What is required: Retype the data exactly, from its first line to the line containing "const y = d3.scaleLinear().domain([85, 95]).range([H", including both, and skip any picture.

-- Start Recorded data --

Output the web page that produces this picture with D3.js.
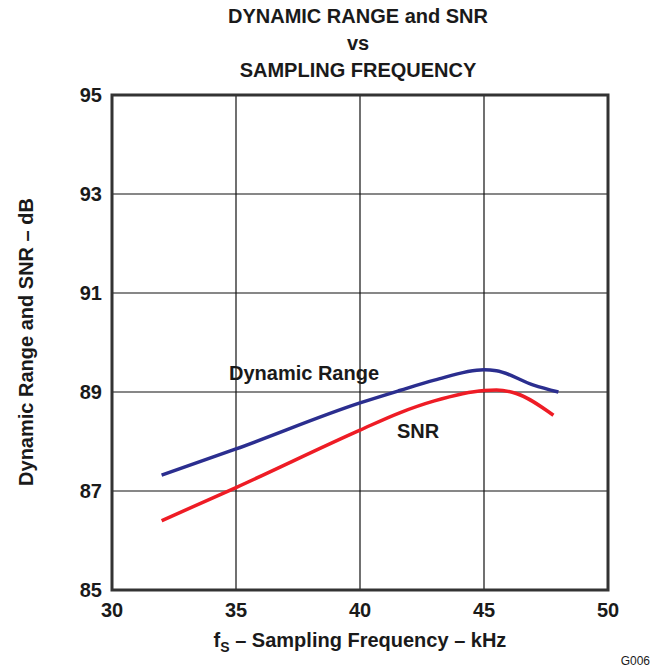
<!DOCTYPE html>
<html>
<head>
<meta charset="utf-8">
<script src="https://cdn.jsdelivr.net/npm/d3@7"></script>
<style>
  body { margin: 0; background: #fff; }
  text { font-family: "Liberation Sans", Arial, sans-serif; fill: #1a1a1a; }
</style>
</head>
<body>
<script>
// data
const drFreq = [32, 35, 40, 41.6, 43, 45, 45.5, 47, 48];
const drVals = [87.32, 87.85, 88.78, 89.03, 89.24, 89.45, 89.43, 89.14, 89.0];
const snrFreq = [32, 35, 40, 41.6, 43, 45, 45.5, 46.3, 47.8];
const snrVals = [86.40, 87.07, 88.23, 88.58, 88.82, 89.03, 89.04, 88.97, 88.53];
const xTicks = [30, 35, 40, 45, 50];
const yTicks = [85, 87, 89, 91, 93, 95];

const W = 660, H = 668;
const m = {left: 112, right: 52, top: 95, bottom: 78};
const fs = "20px";

const svg = d3.select("body").append("svg").attr("width", W).attr("height", H);

const x = d3.scaleLinear().domain([30, 50]).range([m.left, W - m.right]);
const y = d3.scaleLinear().domain([85, 95]).range([H - m.bottom, m.top]);

// grid
svg.append("g").selectAll("line").data(xTicks.slice(1, -1)).join("line")
  .attr("x1", d => x(d)).attr("x2", d => x(d))
  .attr("y1", m.top).attr("y2", H - m.bottom)
  .attr("stroke", "#111").attr("stroke-width", 1.2);
svg.append("g").selectAll("line").data(yTicks.slice(1, -1)).join("line")
  .attr("y1", d => y(d)).attr("y2", d => y(d))
  .attr("x1", m.left).attr("x2", W - m.right)
  .attr("stroke", "#111").attr("stroke-width", 1.2);

// frame
svg.append("rect")
  .attr("x", m.left).attr("y", m.top)
  .attr("width", W - m.left - m.right).attr("height", H - m.top - m.bottom)
  .attr("fill", "none").attr("stroke", "#333").attr("stroke-width", 3);

// tick labels
svg.append("g").selectAll("text").data(xTicks).join("text")
  .attr("x", d => x(d)).attr("y", 617)
  .attr("text-anchor", "middle")
  .style("font-size", fs).style("font-weight", "bold")
  .text(d => d);
svg.append("g").selectAll("text").data(yTicks).join("text")
  .attr("x", 102).attr("y", d => y(d) + 7)
  .attr("text-anchor", "end")
  .style("font-size", fs).style("font-weight", "bold")
  .text(d => d);

// curves
const line = d3.line().curve(d3.curveMonotoneX);
svg.append("path")
  .attr("d", line(drFreq.map((f, i) => [x(f), y(drVals[i])])))
  .attr("fill", "none").attr("stroke", "#2b2e8f").attr("stroke-width", 3.5);
svg.append("path")
  .attr("d", line(snrFreq.map((f, i) => [x(f), y(snrVals[i])])))
  .attr("fill", "none").attr("stroke", "#ee1c25").attr("stroke-width", 3.5);

// curve labels
svg.append("text").attr("x", 229).attr("y", 380)
  .style("font-size", fs).style("font-weight", "bold").text("Dynamic Range");
svg.append("text").attr("x", 397).attr("y", 438)
  .style("font-size", fs).style("font-weight", "bold").text("SNR");

// title
const title = ["DYNAMIC RANGE and SNR", "vs", "SAMPLING FREQUENCY"];
svg.append("g").selectAll("text").data(title).join("text")
  .attr("x", 358).attr("y", (d, i) => 23 + i * 27)
  .attr("text-anchor", "middle")
  .style("font-size", fs).style("font-weight", "bold")
  .text(d => d);

// axis titles
const xt = svg.append("text").attr("x", 360).attr("y", 647)
  .attr("text-anchor", "middle")
  .style("font-size", fs).style("font-weight", "bold");
xt.append("tspan").text("f");
xt.append("tspan").attr("dy", 5).style("font-size", "14px").text("S");
xt.append("tspan").attr("dy", -5).text(" – Sampling Frequency – kHz");

svg.append("text")
  .attr("transform", "translate(33,342) rotate(-90)")
  .attr("text-anchor", "middle")
  .style("font-size", fs).style("font-weight", "bold")
  .text("Dynamic Range and SNR – dB");

svg.append("text").attr("x", 650).attr("y", 665)
  .attr("text-anchor", "end")
  .style("font-size", "12px").text("G006");
</script>
</body>
</html>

-- End Recorded data --

Solved exercise:
Output the web page that produces this picture with D3.js.
<!DOCTYPE html>
<html>
<head>
<meta charset="utf-8">
<script src="https://cdn.jsdelivr.net/npm/d3@7"></script>
<style>
  body { margin: 0; background: #fff; }
  text { font-family: "Liberation Sans", Arial, sans-serif; fill: #1a1a1a; }
</style>
</head>
<body>
<script>
// data
const drFreq = [32, 35, 40, 41.6, 43, 45, 45.5, 47, 48];
const drVals = [87.32, 87.85, 88.78, 89.03, 89.24, 89.45, 89.43, 89.14, 89.0];
const snrFreq = [32, 35, 40, 41.6, 43, 45, 45.5, 46.3, 47.8];
const snrVals = [86.40, 87.07, 88.23, 88.58, 88.82, 89.03, 89.04, 88.97, 88.53];
const xTicks = [30, 35, 40, 45, 50];
const yTicks = [85, 87, 89, 91, 93, 95];

const W = 660, H = 668;
const m = {left: 112, right: 52, top: 95, bottom: 78};
const fs = "20px";

const svg = d3.select("body").append("svg").attr("width", W).attr("height", H);

const x = d3.scaleLinear().domain([30, 50]).range([m.left, W - m.right]);
const y = d3.scaleLinear().domain([85, 95]).range([H - m.bottom, m.top]);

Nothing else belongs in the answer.